Hango is one of countless state, provincial and local law enforcement
officials on both sides of the U.S-Canadian border who have been paying
closer attention since the terrorist attacks.

No terrorist-or terrorism-related arrests have been announced, but there
have been other payoffs. The number of illegal border crossings is down
sharply, and drug seizures and arrests are way up.

From October to April, the number of illegal border-crossers dropped 34
percent compared to the same period a year earlier, according to the U.S.
Immigration and Naturalization Service. The agency says the drop occurred
on both the Canadian and Mexican borders.

Heightened vigilance is believed to be at least partly responsible.

"There is definitely an increased, visible presence on the border," said
immigration spokeswoman Amy Otten. "That word gets out among the people who
might try to get through illegally. But we really don't know because we
aren't talking to people who aren't coming."
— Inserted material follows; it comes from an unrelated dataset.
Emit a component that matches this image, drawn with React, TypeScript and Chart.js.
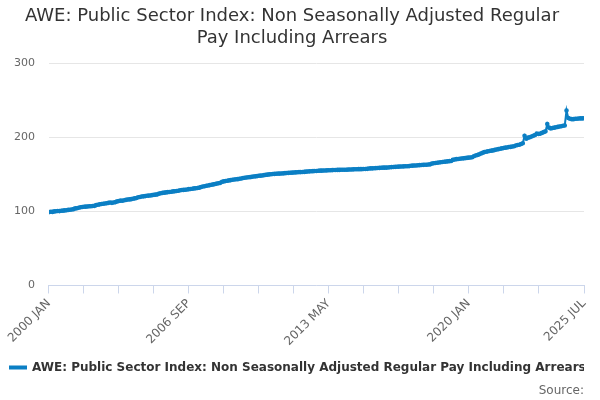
import React, { useEffect, useRef } from "react";
import { Chart, registerables } from "chart.js";
Chart.register(...registerables);

const MONTHS = ["JAN","FEB","MAR","APR","MAY","JUN","JUL","AUG","SEP","OCT","NOV","DEC"];
const START_YEAR = 2000;

const y2000 = [99, 99.5, 99.3, 100, 100.2, 100.5, 100.4, 100.8, 101, 101.3, 101.5, 102];
const y2001 = [102.3, 102.5, 103, 104, 104.3, 105, 105.5, 106, 106.2, 106.4, 106.5, 107];
const y2002 = [107, 107.2, 107.5, 108.5, 109, 109.5, 110, 110.4, 110.6, 111, 111.5, 112];
const y2003 = [111.5, 112, 112.5, 113.5, 114, 114.5, 114.3, 115, 115.5, 116, 116.2, 116.5];
const y2004 = [117, 117.5, 118, 119, 119.5, 120, 120.3, 120.6, 121, 121.3, 121.5, 122];
const y2005 = [122.3, 122.6, 123, 124, 124.5, 125, 125.3, 125.6, 126, 126.2, 126.5, 127];
const y2006 = [127.2, 127.5, 127.8, 128.5, 128.8, 129, 129.3, 129.6, 130, 130.3, 130.6, 131];
const y2007 = [131.3, 131.6, 132, 133, 133.5, 134, 134.5, 135, 135.5, 136, 136.4, 137];
const y2008 = [137.5, 138, 138.5, 140, 140.5, 141, 141.3, 141.8, 142.2, 142.6, 143, 143.3];
const y2009 = [143.5, 144, 144.3, 145, 145.4, 145.8, 146, 146.3, 146.6, 147, 147.3, 147.6];
const y2010 = [148, 148.2, 148.5, 149, 149.3, 149.6, 150, 150.2, 150.4, 150.6, 150.8, 151];
const y2011 = [151, 151.2, 151.3, 151.6, 151.8, 152, 152.1, 152.3, 152.5, 152.6, 152.8, 153];
const y2012 = [153, 153.2, 153.3, 153.6, 153.8, 154, 154.1, 154.3, 154.5, 154.6, 154.8, 155];
const y2013 = [155, 155.1, 155.2, 155.4, 155.5, 155.6, 155.7, 155.8, 155.9, 156, 156, 156.1];
const y2014 = [156.1, 156.2, 156.2, 156.4, 156.5, 156.6, 156.7, 156.8, 156.9, 157, 157, 157.1];
const y2015 = [157.2, 157.3, 157.4, 157.8, 158, 158.1, 158.3, 158.4, 158.5, 158.7, 158.8, 159];
const y2016 = [159, 159.1, 159.2, 159.6, 159.8, 160, 160.1, 160.2, 160.4, 160.5, 160.6, 160.8];
const y2017 = [160.9, 161, 161.1, 161.5, 161.7, 161.9, 162, 162.2, 162.4, 162.6, 162.8, 163];
const y2018 = [163, 163.2, 163.5, 164.5, 165, 165.3, 165.6, 166, 166.3, 166.6, 166.9, 167.2];
const y2019 = [167.5, 167.8, 168, 169.5, 170, 170.5, 170.8, 171, 171.3, 171.6, 171.9, 172.2];
const y2020 = [172.5, 172.8, 173, 174.5, 175.5, 176, 177, 178, 179, 180, 180.5, 181];
const y2021 = [181.5, 182, 182.3, 183, 183.5, 184, 184.5, 185, 185.5, 186, 186.3, 186.8];
const y2022 = [187, 187.5, 188, 189, 189.5, 190, 191, 192, 202, 198, 199.5, 200];
const y2023 = [201, 202, 203, 205, 204.5, 205, 206, 207, 208, 218, 213, 212];
const y2024 = [212.5, 213, 213.5, 214, 214.5, 215, 215.5, 216, 236, 226, 225, 224.5];
const y2025 = [224.5, 225, 225, 225.3, 225.5, 225.5, 225.8];

const VALUES = [
  ...y2000, ...y2001, ...y2002, ...y2003, ...y2004, ...y2005, ...y2006, ...y2007, ...y2008,
  ...y2009, ...y2010, ...y2011, ...y2012, ...y2013, ...y2014, ...y2015, ...y2016, ...y2017,
  ...y2018, ...y2019, ...y2020, ...y2021, ...y2022, ...y2023, ...y2024, ...y2025,
];
const LABEL_INDICES = [0, 80, 160, 240, VALUES.length - 1];
const SERIES_NAME = "AWE: Public Sector Index: Non Seasonally Adjusted Regular Pay Including Arrears";
const COLOR = "#0b7fc4";
const FONT = "'DejaVu Sans', 'Noto Sans', sans-serif";

function monthLabel(i: number) {
  return `${START_YEAR + Math.floor(i / 12)} ${MONTHS[i % 12]}`;
}

export default function App() {
  const ref = useRef<HTMLCanvasElement>(null);
  useEffect(() => {
    const last = VALUES.length - 1;
    const chart = new Chart(ref.current!, {
      type: "line",
      data: {
        datasets: [{
          label: SERIES_NAME,
          data: VALUES.map((v, i) => ({ x: i, y: v })),
          borderColor: COLOR,
          backgroundColor: COLOR,
          borderWidth: 2,
          pointRadius: 1.3,
          pointHoverRadius: 2,
          tension: 0,
        }],
      },
      options: {
        animation: false,
        responsive: false,
        layout: { padding: { left: 0, right: 16, top: 0, bottom: 0 } },
        plugins: {
          title: {
            display: true,
            text: ["AWE: Public Sector Index: Non Seasonally Adjusted Regular", "Pay Including Arrears"],
            color: "#333",
            font: { family: FONT, size: 18, weight: "normal" },
            padding: { top: 6, bottom: 14 },
            lineHeight: 1.22,
          },
          legend: {
            position: "bottom",
            align: "start",
            labels: {
              boxWidth: 16,
              boxHeight: 2,
              color: "#333",
              font: { family: FONT, size: 12, weight: "bold" },
              padding: 10,
            },
          },
          subtitle: {
            display: true,
            position: "bottom",
            align: "end",
            text: "Source:",
            color: "#666",
            font: { family: FONT, size: 12 },
            padding: { top: 0, bottom: 2 },
          },
          tooltip: { enabled: false },
        },
        scales: {
          x: {
            type: "linear",
            min: 0,
            max: last,
            afterBuildTicks: (axis: any) => {
              const t = [];
              for (let i = 0; i <= 280; i += 20) t.push({ value: i });
              t.push({ value: last });
              axis.ticks = t;
            },
            ticks: {
              autoSkip: false,
              maxRotation: 45,
              minRotation: 45,
              color: "#666",
              font: { family: FONT, size: 12 },
              callback: (v: any) => (LABEL_INDICES.includes(Number(v)) ? monthLabel(Number(v)) : ""),
            },
            grid: { drawOnChartArea: false, drawTicks: true, tickLength: 8, color: "#ccd6eb" },
            border: { color: "#ccd6eb" },
          },
          y: {
            min: 0,
            max: 300,
            ticks: { stepSize: 100, color: "#666", font: { family: FONT, size: 11 }, padding: 14 },
            grid: { color: "#e6e6e6", drawTicks: false },
            border: { display: false },
          },
        },
      },
    });
    return () => chart.destroy();
  }, []);
  return <canvas ref={ref} width={600} height={400} style={{ display: "block", position: "absolute", left: 0, top: 0 }} />;
}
Smugglers undoubtedly drew lessons from the case of Lucia Garofalo, a
Montreal resident arrested at Beecher Falls in December 1999. Authorities
originally suspected her of playing a role in a foiled plot to blow up the
Los Angeles airport as 2000 dawned, but changed their minds and released
her in spring 2002.

Officials believe increased vigilance also helps explain the surge in drug
arrests on the border, but, again, no one can say for sure.